There's a copper 2D but I'm not sure if they made a 3D.


----------



## merrimac (May 15, 2011)

There is a 3D Camo on ebay if you are interested

Mac


----------



## DrSwiger (May 15, 2011)

Anyone have a Copper D Mag for sale?


----------



## monkeyboy (May 16, 2011)

There was a "bronze" maglite too which is in between copper and silver

edit:

not sure about the bronze anymore. 

There's a digital camo which is different from regular camo


----------



## helge-seins (Jul 7, 2011)

http://www.arcor.de/palb/album_popu...1679&pos=28&interval=0&width=1920&height=1080


----------



## DrSwiger (Aug 22, 2011)

I think I have a problem.




All these lights!


----------



## helge-seins (Aug 23, 2011)

Huh ? What kind of problem ?


----------



## merrimac (Aug 23, 2011)

WOW !!! Where did you get the Mag show stand ?? there are 2 3D that i know of, Camo and NASCAR Spectrum sister to the Race Flag you have ( google it and you may find one) the camo are on Ebay all the time, just got a 3C Dark Green and Electric Blue off ebay


----------



## helge-seins (Aug 23, 2011)

Hi merrimac, please look... THERE IS AN SPECTRUM ! ;-) The showstand is build by my own... It`s "Bangkirai"-Wood... ;-)
I buyed 2 original Acrylic-glass show stands... but (imho) they doesn`t look very well together side-by-side. So i decide to make one on my own. Thanks for the compliment.
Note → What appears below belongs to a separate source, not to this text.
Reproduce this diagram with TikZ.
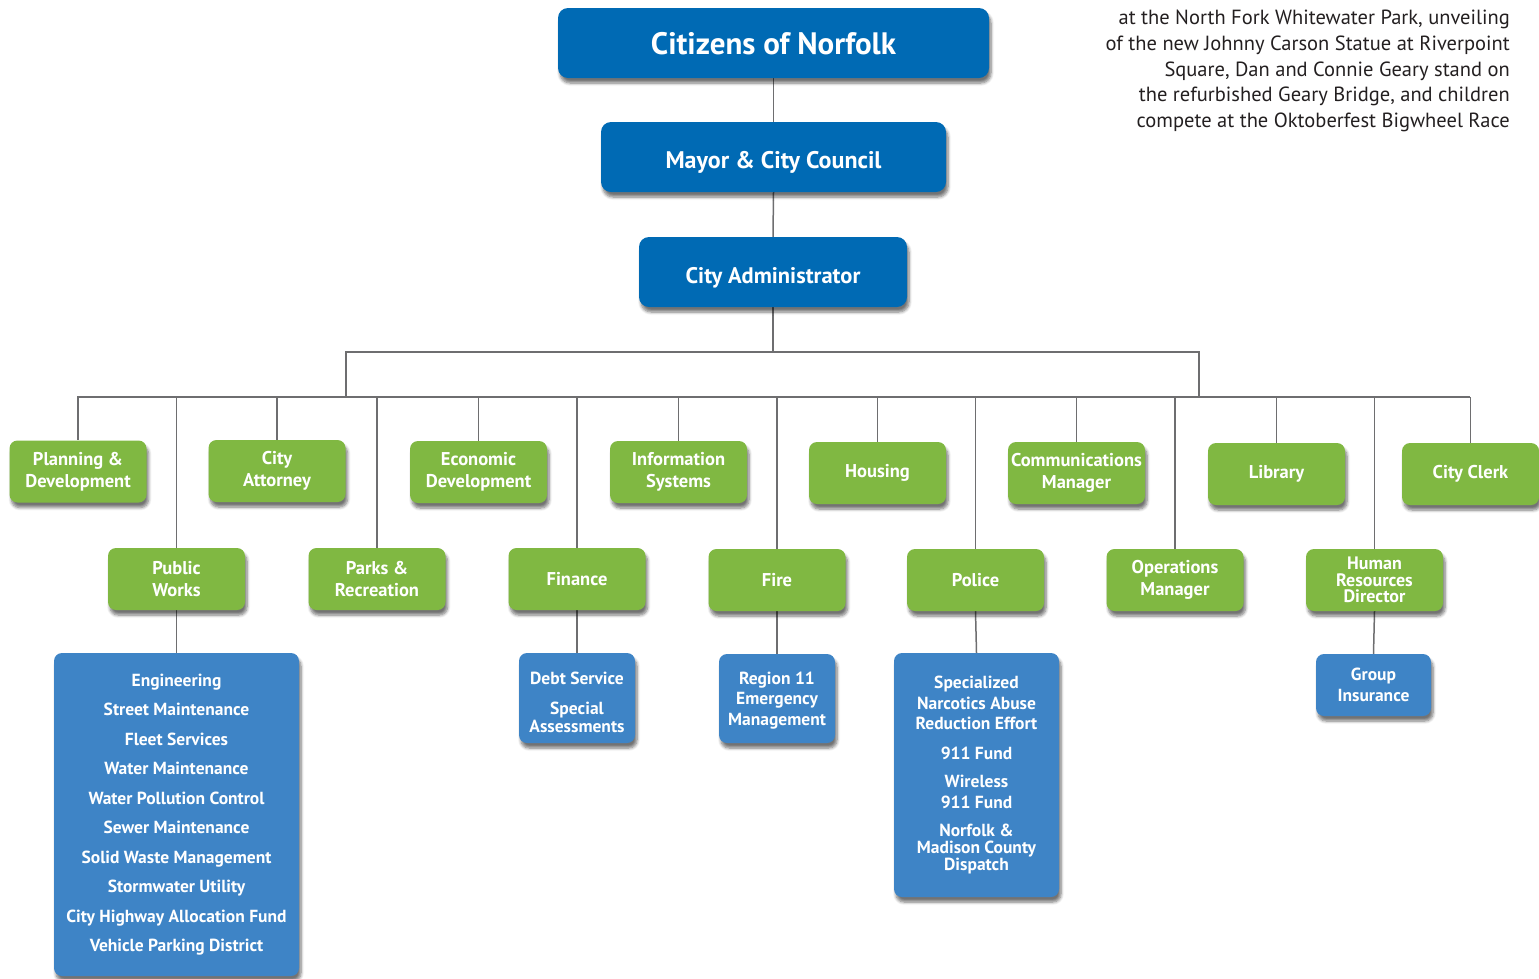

OT - I just want an PINK 3D !!! None for sale anywhere ?


----------



## DrSwiger (Aug 24, 2011)

Thanks for posting help


----------



## rockingthe2 (Aug 24, 2011)

Info on the "baseball bat" Maglite?


----------



## DrSwiger (Aug 24, 2011)

Got a guy who machines 12inch baseball handle extension. Just screws on in place of tailcap. Works with stock spring on D Mags


----------



## rockingthe2 (Aug 24, 2011)

DrSwiger said:


> Got a guy who machines 12inch baseball handle extension. Just screws on in place of tailcap. Works with stock spring on D Mags


 If you don't mind me asking, how much did that set you back? And it's not entirely clear from your reply but did you get a guy to make it or does someone on the forum?


----------



## DrSwiger (Aug 24, 2011)

Around $30. I'll try to remember the link


----------